--- BRIEF ---
Please transcribe the data that follows without the pictures, keeping every word the same.

--- SOURCE EXCERPT ---
┌──
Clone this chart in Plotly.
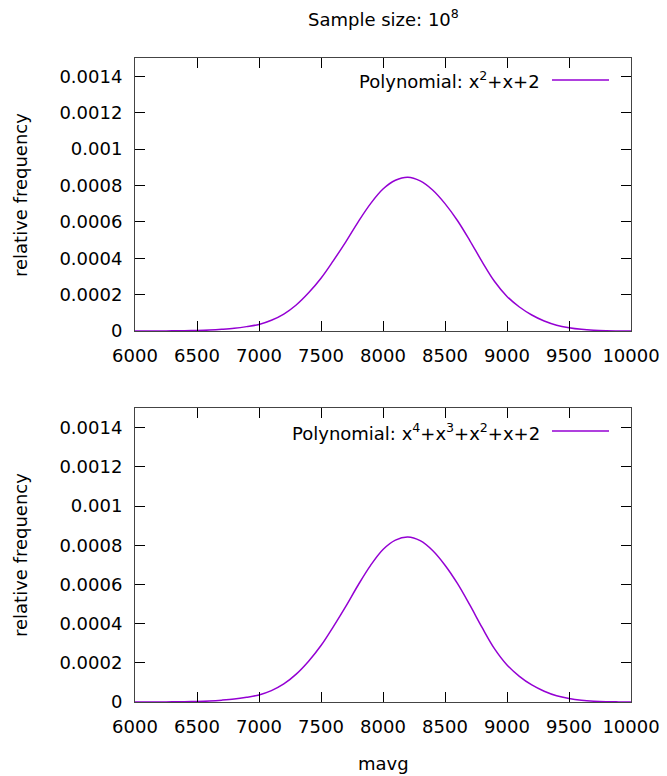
import plotly.graph_objects as go

# ---- data ----
mavg = [6000, 6100, 6200, 6300, 6400, 6500, 6600, 6700, 6800, 6900,
        7000, 7100, 7200, 7300, 7400, 7500, 7600, 7700, 7800, 7900,
        8000, 8100, 8200, 8300, 8400, 8500, 8600, 8700, 8800, 8900,
        9000, 9100, 9200, 9300, 9400, 9500, 9600, 9700, 9800, 9900, 10000]

freq_poly2 = [0.0, 0.0, 0.3e-6, 0.8e-6, 1.5e-6, 3e-6, 5.5e-6, 9.5e-6, 15e-6, 24e-6,
              36e-6, 59e-6, 93e-6, 143e-6, 210e-6, 290e-6, 387e-6, 490e-6, 600e-6, 700e-6,
              780e-6, 828e-6, 845e-6, 825e-6, 775e-6, 700e-6, 607e-6, 497e-6, 380e-6, 272e-6,
              190e-6, 132e-6, 88e-6, 55e-6, 32e-6, 18e-6, 9e-6, 4e-6, 1.5e-6, 0.5e-6, 0.0]

freq_poly4 = [0.0, 0.0, 0.3e-6, 0.8e-6, 1.5e-6, 3e-6, 5.5e-6, 9.5e-6, 15e-6, 24e-6,
              36e-6, 58e-6, 92e-6, 142e-6, 208e-6, 288e-6, 385e-6, 488e-6, 597e-6, 697e-6,
              778e-6, 826e-6, 842e-6, 823e-6, 773e-6, 698e-6, 605e-6, 495e-6, 379e-6, 271e-6,
              189e-6, 131e-6, 87e-6, 55e-6, 32e-6, 18e-6, 9e-6, 4e-6, 1.5e-6, 0.5e-6, 0.0]

x_ticks = [6000, 6500, 7000, 7500, 8000, 8500, 9000, 9500, 10000]
x_tick_labels = ["6000", "6500", "7000", "7500", "8000", "8500", "9000", "9500", "10000"]
y_ticks = [0, 0.0002, 0.0004, 0.0006, 0.0008, 0.001, 0.0012, 0.0014]
y_tick_labels = ["0", "0.0002", "0.0004", "0.0006", "0.0008", "0.001", "0.0012", "0.0014"]

title_text = "Sample size: 10<sup>8</sup>"
legend_top = "Polynomial: x<sup>2</sup>+x+2"
legend_bottom = "Polynomial: x<sup>4</sup>+x<sup>3</sup>+x<sup>2</sup>+x+2"
x_title = "mavg"
y_title = "relative frequency"

# ---- figure ----
W, H = 667, 776
FONT = "DejaVu Sans"
FS = 18
LINE_COLOR = "#9400D3"

def px_x(p):
    return p / W

def px_y(p):
    return 1 - p / H

fig = go.Figure()
fig.add_trace(go.Scatter(x=mavg, y=freq_poly2, mode="lines", xaxis="x", yaxis="y",
                         line=dict(color=LINE_COLOR, width=1.5, shape="spline", smoothing=1.0),
                         showlegend=False, name="Polynomial: x²+x+2"))
fig.add_trace(go.Scatter(x=mavg, y=freq_poly4, mode="lines", xaxis="x2", yaxis="y2",
                         line=dict(color=LINE_COLOR, width=1.5, shape="spline", smoothing=1.0),
                         showlegend=False, name="Polynomial: x⁴+x³+x²+x+2"))

xdom = [px_x(135), px_x(631)]
axis_common = dict(showline=True, mirror="allticks", linecolor="#444444", linewidth=1,
                   ticks="inside", ticklen=10, tickcolor="black", tickwidth=1,
                   showgrid=False, zeroline=False, automargin=False,
                   tickfont=dict(family=FONT, size=FS, color="black"))

fig.update_layout(
    width=W, height=H,
    margin=dict(l=0, r=0, t=0, b=0),
    paper_bgcolor="white", plot_bgcolor="white",
    font=dict(family=FONT, size=FS, color="black"),
    xaxis=dict(domain=xdom, anchor="y", range=[6000, 10000], tickvals=x_ticks,
               ticktext=x_tick_labels, ticklabelstandoff=8, **axis_common),
    yaxis=dict(domain=[px_y(331), px_y(58)], anchor="x", range=[0, 0.0015],
               tickvals=y_ticks, ticktext=y_tick_labels, ticklabelstandoff=8, **axis_common),
    xaxis2=dict(domain=xdom, anchor="y2", range=[6000, 10000], tickvals=x_ticks,
                ticktext=x_tick_labels, ticklabelstandoff=8, **axis_common),
    yaxis2=dict(domain=[px_y(702), px_y(408)], anchor="x2", range=[0, 0.0015],
                tickvals=y_ticks, ticktext=y_tick_labels, ticklabelstandoff=8, **axis_common),
)

ann = []
ann.append(dict(text=title_text, x=px_x(383), y=px_y(18), xref="paper", yref="paper",
                showarrow=False, xanchor="center", yanchor="middle", font=dict(size=FS)))
ann.append(dict(text=y_title, x=px_x(20), y=px_y(195), xref="paper", yref="paper",
                showarrow=False, textangle=-90, xanchor="center", yanchor="middle", font=dict(size=FS)))
ann.append(dict(text=y_title, x=px_x(20), y=px_y(555), xref="paper", yref="paper",
                showarrow=False, textangle=-90, xanchor="center", yanchor="middle", font=dict(size=FS)))
ann.append(dict(text=x_title, x=px_x(383), y=px_y(763), xref="paper", yref="paper",
                showarrow=False, xanchor="center", yanchor="middle", font=dict(size=FS)))
ann.append(dict(text=legend_top, x=px_x(542), y=px_y(80), xref="paper", yref="paper",
                showarrow=False, xanchor="right", yanchor="middle", font=dict(size=FS)))
ann.append(dict(text=legend_bottom, x=px_x(542), y=px_y(432), xref="paper", yref="paper",
                showarrow=False, xanchor="right", yanchor="middle", font=dict(size=FS)))
fig.update_layout(annotations=ann)

fig.add_shape(type="line", xref="paper", yref="paper", x0=px_x(552), x1=px_x(609),
              y0=px_y(80), y1=px_y(80), line=dict(color=LINE_COLOR, width=1.5))
fig.add_shape(type="line", xref="paper", yref="paper", x0=px_x(552), x1=px_x(609),
              y0=px_y(431), y1=px_y(431), line=dict(color=LINE_COLOR, width=1.5))

fig.write_html("out.html", config={"displayModeBar": False},
               post_script="document.body.style.margin='0';document.body.style.overflow='hidden';")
└──
--- TASK SOLUTION ---
Clone this chart in Plotly.
import plotly.graph_objects as go

# ---- data ----
mavg = [6000, 6100, 6200, 6300, 6400, 6500, 6600, 6700, 6800, 6900,
        7000, 7100, 7200, 7300, 7400, 7500, 7600, 7700, 7800, 7900,
        8000, 8100, 8200, 8300, 8400, 8500, 8600, 8700, 8800, 8900,
        9000, 9100, 9200, 9300, 9400, 9500, 9600, 9700, 9800, 9900, 10000]

freq_poly2 = [0.0, 0.0, 0.3e-6, 0.8e-6, 1.5e-6, 3e-6, 5.5e-6, 9.5e-6, 15e-6, 24e-6,
              36e-6, 59e-6, 93e-6, 143e-6, 210e-6, 290e-6, 387e-6, 490e-6, 600e-6, 700e-6,
              780e-6, 828e-6, 845e-6, 825e-6, 775e-6, 700e-6, 607e-6, 497e-6, 380e-6, 272e-6,
              190e-6, 132e-6, 88e-6, 55e-6, 32e-6, 18e-6, 9e-6, 4e-6, 1.5e-6, 0.5e-6, 0.0]

freq_poly4 = [0.0, 0.0, 0.3e-6, 0.8e-6, 1.5e-6, 3e-6, 5.5e-6, 9.5e-6, 15e-6, 24e-6,
              36e-6, 58e-6, 92e-6, 142e-6, 208e-6, 288e-6, 385e-6, 488e-6, 597e-6, 697e-6,
              778e-6, 826e-6, 842e-6, 823e-6, 773e-6, 698e-6, 605e-6, 495e-6, 379e-6, 271e-6,
              189e-6, 131e-6, 87e-6, 55e-6, 32e-6, 18e-6, 9e-6, 4e-6, 1.5e-6, 0.5e-6, 0.0]

x_ticks = [6000, 6500, 7000, 7500, 8000, 8500, 9000, 9500, 10000]
x_tick_labels = ["6000", "6500", "7000", "7500", "8000", "8500", "9000", "9500", "10000"]
y_ticks = [0, 0.0002, 0.0004, 0.0006, 0.0008, 0.001, 0.0012, 0.0014]
y_tick_labels = ["0", "0.0002", "0.0004", "0.0006", "0.0008", "0.001", "0.0012", "0.0014"]

title_text = "Sample size: 10<sup>8</sup>"
legend_top = "Polynomial: x<sup>2</sup>+x+2"
legend_bottom = "Polynomial: x<sup>4</sup>+x<sup>3</sup>+x<sup>2</sup>+x+2"
x_title = "mavg"
y_title = "relative frequency"

# ---- figure ----
W, H = 667, 776
FONT = "DejaVu Sans"
FS = 18
LINE_COLOR = "#9400D3"

def px_x(p):
    return p / W

def px_y(p):
    return 1 - p / H

fig = go.Figure()
fig.add_trace(go.Scatter(x=mavg, y=freq_poly2, mode="lines", xaxis="x", yaxis="y",
                         line=dict(color=LINE_COLOR, width=1.5, shape="spline", smoothing=1.0),
                         showlegend=False, name="Polynomial: x²+x+2"))
fig.add_trace(go.Scatter(x=mavg, y=freq_poly4, mode="lines", xaxis="x2", yaxis="y2",
                         line=dict(color=LINE_COLOR, width=1.5, shape="spline", smoothing=1.0),
                         showlegend=False, name="Polynomial: x⁴+x³+x²+x+2"))

xdom = [px_x(135), px_x(631)]
axis_common = dict(showline=True, mirror="allticks", linecolor="#444444", linewidth=1,
                   ticks="inside", ticklen=10, tickcolor="black", tickwidth=1,
                   showgrid=False, zeroline=False, automargin=False,
                   tickfont=dict(family=FONT, size=FS, color="black"))

fig.update_layout(
    width=W, height=H,
    margin=dict(l=0, r=0, t=0, b=0),
    paper_bgcolor="white", plot_bgcolor="white",
    font=dict(family=FONT, size=FS, color="black"),
    xaxis=dict(domain=xdom, anchor="y", range=[6000, 10000], tickvals=x_ticks,
               ticktext=x_tick_labels, ticklabelstandoff=8, **axis_common),
    yaxis=dict(domain=[px_y(331), px_y(58)], anchor="x", range=[0, 0.0015],
               tickvals=y_ticks, ticktext=y_tick_labels, ticklabelstandoff=8, **axis_common),
    xaxis2=dict(domain=xdom, anchor="y2", range=[6000, 10000], tickvals=x_ticks,
                ticktext=x_tick_labels, ticklabelstandoff=8, **axis_common),
    yaxis2=dict(domain=[px_y(702), px_y(408)], anchor="x2", range=[0, 0.0015],
                tickvals=y_ticks, ticktext=y_tick_labels, ticklabelstandoff=8, **axis_common),
)

ann = []
ann.append(dict(text=title_text, x=px_x(383), y=px_y(18), xref="paper", yref="paper",
                showarrow=False, xanchor="center", yanchor="middle", font=dict(size=FS)))
ann.append(dict(text=y_title, x=px_x(20), y=px_y(195), xref="paper", yref="paper",
                showarrow=False, textangle=-90, xanchor="center", yanchor="middle", font=dict(size=FS)))
ann.append(dict(text=y_title, x=px_x(20), y=px_y(555), xref="paper", yref="paper",
                showarrow=False, textangle=-90, xanchor="center", yanchor="middle", font=dict(size=FS)))
ann.append(dict(text=x_title, x=px_x(383), y=px_y(763), xref="paper", yref="paper",
                showarrow=False, xanchor="center", yanchor="middle", font=dict(size=FS)))
ann.append(dict(text=legend_top, x=px_x(542), y=px_y(80), xref="paper", yref="paper",
                showarrow=False, xanchor="right", yanchor="middle", font=dict(size=FS)))
ann.append(dict(text=legend_bottom, x=px_x(542), y=px_y(432), xref="paper", yref="paper",
                showarrow=False, xanchor="right", yanchor="middle", font=dict(size=FS)))
fig.update_layout(annotations=ann)

fig.add_shape(type="line", xref="paper", yref="paper", x0=px_x(552), x1=px_x(609),
              y0=px_y(80), y1=px_y(80), line=dict(color=LINE_COLOR, width=1.5))
fig.add_shape(type="line", xref="paper", yref="paper", x0=px_x(552), x1=px_x(609),
              y0=px_y(431), y1=px_y(431), line=dict(color=LINE_COLOR, width=1.5))

fig.write_html("out.html", config={"displayModeBar": False},
               post_script="document.body.style.margin='0';document.body.style.overflow='hidden';")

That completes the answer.